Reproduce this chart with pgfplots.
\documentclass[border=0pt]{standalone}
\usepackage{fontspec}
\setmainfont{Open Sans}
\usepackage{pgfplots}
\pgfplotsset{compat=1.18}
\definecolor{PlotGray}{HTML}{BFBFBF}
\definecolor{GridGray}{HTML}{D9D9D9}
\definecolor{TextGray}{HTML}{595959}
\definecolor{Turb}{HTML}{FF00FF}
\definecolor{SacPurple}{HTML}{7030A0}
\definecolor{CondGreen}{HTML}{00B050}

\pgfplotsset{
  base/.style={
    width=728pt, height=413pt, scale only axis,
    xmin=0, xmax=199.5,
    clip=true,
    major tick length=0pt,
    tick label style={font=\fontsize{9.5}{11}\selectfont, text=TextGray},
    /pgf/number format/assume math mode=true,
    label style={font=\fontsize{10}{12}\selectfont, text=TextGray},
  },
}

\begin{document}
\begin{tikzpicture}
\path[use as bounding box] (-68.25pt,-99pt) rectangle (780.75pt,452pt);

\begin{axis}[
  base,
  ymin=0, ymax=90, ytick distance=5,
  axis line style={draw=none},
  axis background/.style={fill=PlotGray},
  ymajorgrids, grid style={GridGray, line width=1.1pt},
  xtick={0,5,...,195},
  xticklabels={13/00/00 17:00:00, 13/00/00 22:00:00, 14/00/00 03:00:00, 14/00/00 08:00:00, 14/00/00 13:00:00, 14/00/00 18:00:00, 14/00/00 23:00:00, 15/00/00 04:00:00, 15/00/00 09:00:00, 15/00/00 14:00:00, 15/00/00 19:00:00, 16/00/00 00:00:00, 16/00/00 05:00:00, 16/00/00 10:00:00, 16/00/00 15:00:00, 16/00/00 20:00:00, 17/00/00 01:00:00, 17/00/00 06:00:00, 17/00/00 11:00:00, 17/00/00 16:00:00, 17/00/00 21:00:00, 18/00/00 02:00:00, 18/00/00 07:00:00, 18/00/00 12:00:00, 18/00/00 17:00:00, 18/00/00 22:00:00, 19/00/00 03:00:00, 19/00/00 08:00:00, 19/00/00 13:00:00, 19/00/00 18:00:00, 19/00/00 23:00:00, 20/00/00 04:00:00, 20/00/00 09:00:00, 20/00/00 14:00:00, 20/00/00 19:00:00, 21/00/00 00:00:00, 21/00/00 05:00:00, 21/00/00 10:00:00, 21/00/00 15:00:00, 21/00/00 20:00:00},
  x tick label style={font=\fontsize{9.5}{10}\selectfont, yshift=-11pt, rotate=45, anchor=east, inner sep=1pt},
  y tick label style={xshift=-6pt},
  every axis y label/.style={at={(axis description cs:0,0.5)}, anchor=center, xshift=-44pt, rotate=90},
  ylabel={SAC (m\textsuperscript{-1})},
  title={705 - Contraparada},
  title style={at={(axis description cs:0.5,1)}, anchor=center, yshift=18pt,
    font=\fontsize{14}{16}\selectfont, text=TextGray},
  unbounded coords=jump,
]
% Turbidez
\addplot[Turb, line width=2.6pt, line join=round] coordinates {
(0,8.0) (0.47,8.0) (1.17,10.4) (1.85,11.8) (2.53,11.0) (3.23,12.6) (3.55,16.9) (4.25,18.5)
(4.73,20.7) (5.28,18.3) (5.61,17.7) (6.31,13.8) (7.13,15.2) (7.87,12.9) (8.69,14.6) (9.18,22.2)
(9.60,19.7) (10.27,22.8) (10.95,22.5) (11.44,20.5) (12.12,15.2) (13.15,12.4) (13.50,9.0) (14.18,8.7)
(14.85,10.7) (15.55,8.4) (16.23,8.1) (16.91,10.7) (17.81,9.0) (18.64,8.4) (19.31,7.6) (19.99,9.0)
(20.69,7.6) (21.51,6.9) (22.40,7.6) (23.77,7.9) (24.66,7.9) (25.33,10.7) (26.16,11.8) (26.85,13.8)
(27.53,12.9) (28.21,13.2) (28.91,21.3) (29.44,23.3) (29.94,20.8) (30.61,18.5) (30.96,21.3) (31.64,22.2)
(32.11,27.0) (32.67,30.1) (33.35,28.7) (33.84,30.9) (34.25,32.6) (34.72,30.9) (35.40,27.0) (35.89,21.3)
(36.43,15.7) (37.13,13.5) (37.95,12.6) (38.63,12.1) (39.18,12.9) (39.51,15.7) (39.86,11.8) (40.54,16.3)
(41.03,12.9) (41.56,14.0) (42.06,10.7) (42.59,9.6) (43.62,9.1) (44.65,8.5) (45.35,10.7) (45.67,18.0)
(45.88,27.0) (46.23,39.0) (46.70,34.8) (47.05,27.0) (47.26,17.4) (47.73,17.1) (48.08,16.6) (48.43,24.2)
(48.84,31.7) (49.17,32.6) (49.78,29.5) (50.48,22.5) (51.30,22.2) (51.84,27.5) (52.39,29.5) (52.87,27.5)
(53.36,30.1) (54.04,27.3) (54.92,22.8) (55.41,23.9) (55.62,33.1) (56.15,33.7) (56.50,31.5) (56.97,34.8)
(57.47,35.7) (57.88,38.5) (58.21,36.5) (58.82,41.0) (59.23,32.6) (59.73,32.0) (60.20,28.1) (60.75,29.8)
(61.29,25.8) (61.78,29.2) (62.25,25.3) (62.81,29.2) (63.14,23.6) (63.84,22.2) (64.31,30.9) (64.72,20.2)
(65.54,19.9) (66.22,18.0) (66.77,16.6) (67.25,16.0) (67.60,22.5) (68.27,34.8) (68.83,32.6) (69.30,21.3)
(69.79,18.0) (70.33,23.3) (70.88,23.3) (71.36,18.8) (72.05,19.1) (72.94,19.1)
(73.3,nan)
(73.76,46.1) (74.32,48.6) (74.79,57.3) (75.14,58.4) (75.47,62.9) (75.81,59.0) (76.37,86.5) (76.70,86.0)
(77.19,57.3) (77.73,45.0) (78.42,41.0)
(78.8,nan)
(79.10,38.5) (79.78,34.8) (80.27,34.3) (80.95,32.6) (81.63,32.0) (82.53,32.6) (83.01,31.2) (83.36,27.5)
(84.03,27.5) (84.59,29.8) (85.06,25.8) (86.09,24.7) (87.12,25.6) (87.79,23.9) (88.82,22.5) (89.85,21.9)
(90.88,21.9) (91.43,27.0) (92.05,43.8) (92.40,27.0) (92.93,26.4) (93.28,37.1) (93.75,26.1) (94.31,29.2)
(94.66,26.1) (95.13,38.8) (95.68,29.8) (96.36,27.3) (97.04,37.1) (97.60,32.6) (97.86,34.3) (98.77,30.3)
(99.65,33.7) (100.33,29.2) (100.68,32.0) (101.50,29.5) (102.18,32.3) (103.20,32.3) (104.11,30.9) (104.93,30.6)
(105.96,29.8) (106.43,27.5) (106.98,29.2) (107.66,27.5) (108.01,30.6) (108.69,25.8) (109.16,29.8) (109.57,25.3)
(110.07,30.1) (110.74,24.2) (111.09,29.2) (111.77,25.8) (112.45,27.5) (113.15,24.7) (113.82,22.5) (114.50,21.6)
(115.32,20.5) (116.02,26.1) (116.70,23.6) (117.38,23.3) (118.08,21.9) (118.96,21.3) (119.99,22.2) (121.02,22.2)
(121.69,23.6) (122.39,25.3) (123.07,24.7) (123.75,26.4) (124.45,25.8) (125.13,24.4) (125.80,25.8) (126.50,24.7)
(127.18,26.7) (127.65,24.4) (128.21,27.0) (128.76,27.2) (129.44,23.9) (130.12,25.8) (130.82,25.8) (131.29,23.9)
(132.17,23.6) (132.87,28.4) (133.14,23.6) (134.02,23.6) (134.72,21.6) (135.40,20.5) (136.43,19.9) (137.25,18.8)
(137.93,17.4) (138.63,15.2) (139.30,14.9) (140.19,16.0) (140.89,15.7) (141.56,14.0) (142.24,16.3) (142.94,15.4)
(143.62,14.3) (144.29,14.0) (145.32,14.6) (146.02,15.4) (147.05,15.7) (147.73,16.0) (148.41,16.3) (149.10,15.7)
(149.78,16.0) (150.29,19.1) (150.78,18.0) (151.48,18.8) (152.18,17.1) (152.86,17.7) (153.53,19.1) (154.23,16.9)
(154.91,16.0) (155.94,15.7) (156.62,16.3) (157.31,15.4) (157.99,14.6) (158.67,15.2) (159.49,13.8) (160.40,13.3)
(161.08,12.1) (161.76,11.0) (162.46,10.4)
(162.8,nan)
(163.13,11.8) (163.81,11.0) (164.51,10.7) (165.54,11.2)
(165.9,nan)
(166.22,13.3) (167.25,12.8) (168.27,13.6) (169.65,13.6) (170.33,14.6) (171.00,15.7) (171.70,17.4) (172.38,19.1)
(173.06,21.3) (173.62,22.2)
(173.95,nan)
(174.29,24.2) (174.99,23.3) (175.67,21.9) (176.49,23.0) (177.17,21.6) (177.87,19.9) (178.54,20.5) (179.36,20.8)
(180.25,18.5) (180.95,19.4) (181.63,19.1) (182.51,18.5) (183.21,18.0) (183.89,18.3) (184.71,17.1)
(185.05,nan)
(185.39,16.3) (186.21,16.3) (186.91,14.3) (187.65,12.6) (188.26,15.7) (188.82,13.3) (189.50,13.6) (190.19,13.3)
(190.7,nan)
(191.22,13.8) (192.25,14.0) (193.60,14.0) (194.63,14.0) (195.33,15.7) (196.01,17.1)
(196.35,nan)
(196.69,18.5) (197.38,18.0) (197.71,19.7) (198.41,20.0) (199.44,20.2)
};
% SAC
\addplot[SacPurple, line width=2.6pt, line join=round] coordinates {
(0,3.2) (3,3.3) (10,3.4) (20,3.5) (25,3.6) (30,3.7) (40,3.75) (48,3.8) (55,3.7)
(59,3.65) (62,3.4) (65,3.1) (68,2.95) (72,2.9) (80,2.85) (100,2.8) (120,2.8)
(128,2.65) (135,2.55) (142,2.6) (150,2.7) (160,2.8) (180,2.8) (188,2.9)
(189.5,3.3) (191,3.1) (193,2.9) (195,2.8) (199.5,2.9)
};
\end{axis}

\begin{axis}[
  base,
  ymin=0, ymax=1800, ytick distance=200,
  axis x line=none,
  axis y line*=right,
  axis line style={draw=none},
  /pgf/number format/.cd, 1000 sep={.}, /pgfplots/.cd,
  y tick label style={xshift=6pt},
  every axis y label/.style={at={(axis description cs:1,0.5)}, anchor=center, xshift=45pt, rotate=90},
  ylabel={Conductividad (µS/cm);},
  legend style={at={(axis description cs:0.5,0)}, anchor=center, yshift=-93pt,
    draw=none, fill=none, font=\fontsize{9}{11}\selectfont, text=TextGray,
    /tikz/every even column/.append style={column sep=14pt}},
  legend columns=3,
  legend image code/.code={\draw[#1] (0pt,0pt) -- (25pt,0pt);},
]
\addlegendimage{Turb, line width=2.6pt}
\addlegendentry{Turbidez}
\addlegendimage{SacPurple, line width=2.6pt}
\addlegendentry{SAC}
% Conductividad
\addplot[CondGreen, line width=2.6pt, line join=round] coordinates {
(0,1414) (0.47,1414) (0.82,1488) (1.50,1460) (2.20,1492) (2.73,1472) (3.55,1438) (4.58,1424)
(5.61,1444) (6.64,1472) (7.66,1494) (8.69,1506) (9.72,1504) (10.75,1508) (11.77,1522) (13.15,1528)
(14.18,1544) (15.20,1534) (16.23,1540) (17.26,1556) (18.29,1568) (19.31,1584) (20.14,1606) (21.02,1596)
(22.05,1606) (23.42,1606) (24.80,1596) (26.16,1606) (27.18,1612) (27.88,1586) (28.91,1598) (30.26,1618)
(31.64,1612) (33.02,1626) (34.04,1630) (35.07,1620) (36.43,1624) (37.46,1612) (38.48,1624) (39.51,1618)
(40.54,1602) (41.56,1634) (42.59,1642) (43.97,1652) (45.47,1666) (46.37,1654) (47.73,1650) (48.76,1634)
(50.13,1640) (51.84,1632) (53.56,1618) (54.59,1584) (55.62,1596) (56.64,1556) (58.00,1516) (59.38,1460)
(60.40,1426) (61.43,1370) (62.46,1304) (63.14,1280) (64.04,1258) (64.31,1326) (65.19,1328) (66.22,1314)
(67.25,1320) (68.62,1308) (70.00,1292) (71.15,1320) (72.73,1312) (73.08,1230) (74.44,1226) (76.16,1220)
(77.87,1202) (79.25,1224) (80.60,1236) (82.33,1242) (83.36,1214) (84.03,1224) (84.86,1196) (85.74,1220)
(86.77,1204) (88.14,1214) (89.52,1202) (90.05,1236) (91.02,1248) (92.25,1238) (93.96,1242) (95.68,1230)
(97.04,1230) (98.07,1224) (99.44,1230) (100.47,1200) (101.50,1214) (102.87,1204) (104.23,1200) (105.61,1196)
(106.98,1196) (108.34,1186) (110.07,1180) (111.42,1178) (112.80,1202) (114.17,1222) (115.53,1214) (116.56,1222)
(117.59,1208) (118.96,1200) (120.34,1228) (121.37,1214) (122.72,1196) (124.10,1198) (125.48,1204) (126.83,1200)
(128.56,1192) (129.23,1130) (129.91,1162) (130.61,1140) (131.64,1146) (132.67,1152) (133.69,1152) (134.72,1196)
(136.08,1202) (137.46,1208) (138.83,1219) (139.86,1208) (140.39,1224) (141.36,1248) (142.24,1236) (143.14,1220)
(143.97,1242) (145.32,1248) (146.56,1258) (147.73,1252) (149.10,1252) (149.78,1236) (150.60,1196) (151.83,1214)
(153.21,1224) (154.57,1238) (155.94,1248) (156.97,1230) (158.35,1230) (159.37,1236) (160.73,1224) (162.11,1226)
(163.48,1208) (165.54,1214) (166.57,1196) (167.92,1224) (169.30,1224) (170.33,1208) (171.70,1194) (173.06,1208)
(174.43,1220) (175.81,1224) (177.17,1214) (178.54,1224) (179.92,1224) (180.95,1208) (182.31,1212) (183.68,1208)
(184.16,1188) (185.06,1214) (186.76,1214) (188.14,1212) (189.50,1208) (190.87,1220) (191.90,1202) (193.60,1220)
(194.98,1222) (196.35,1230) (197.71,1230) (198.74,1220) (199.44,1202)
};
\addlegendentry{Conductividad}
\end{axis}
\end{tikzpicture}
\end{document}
================================
● **WHAT TO DO**: Lines from the start of the material above through the line containing "(-68.25pt,-99pt) rectangle (780.75pt,452pt);" are to be duplicated exactly, and only those.

● **EXPECTED ANSWER**:
Reproduce this chart with pgfplots.
\documentclass[border=0pt]{standalone}
\usepackage{fontspec}
\setmainfont{Open Sans}
\usepackage{pgfplots}
\pgfplotsset{compat=1.18}
\definecolor{PlotGray}{HTML}{BFBFBF}
\definecolor{GridGray}{HTML}{D9D9D9}
\definecolor{TextGray}{HTML}{595959}
\definecolor{Turb}{HTML}{FF00FF}
\definecolor{SacPurple}{HTML}{7030A0}
\definecolor{CondGreen}{HTML}{00B050}

\pgfplotsset{
  base/.style={
    width=728pt, height=413pt, scale only axis,
    xmin=0, xmax=199.5,
    clip=true,
    major tick length=0pt,
    tick label style={font=\fontsize{9.5}{11}\selectfont, text=TextGray},
    /pgf/number format/assume math mode=true,
    label style={font=\fontsize{10}{12}\selectfont, text=TextGray},
  },
}

\begin{document}
\begin{tikzpicture}
\path[use as bounding box] (-68.25pt,-99pt) rectangle (780.75pt,452pt);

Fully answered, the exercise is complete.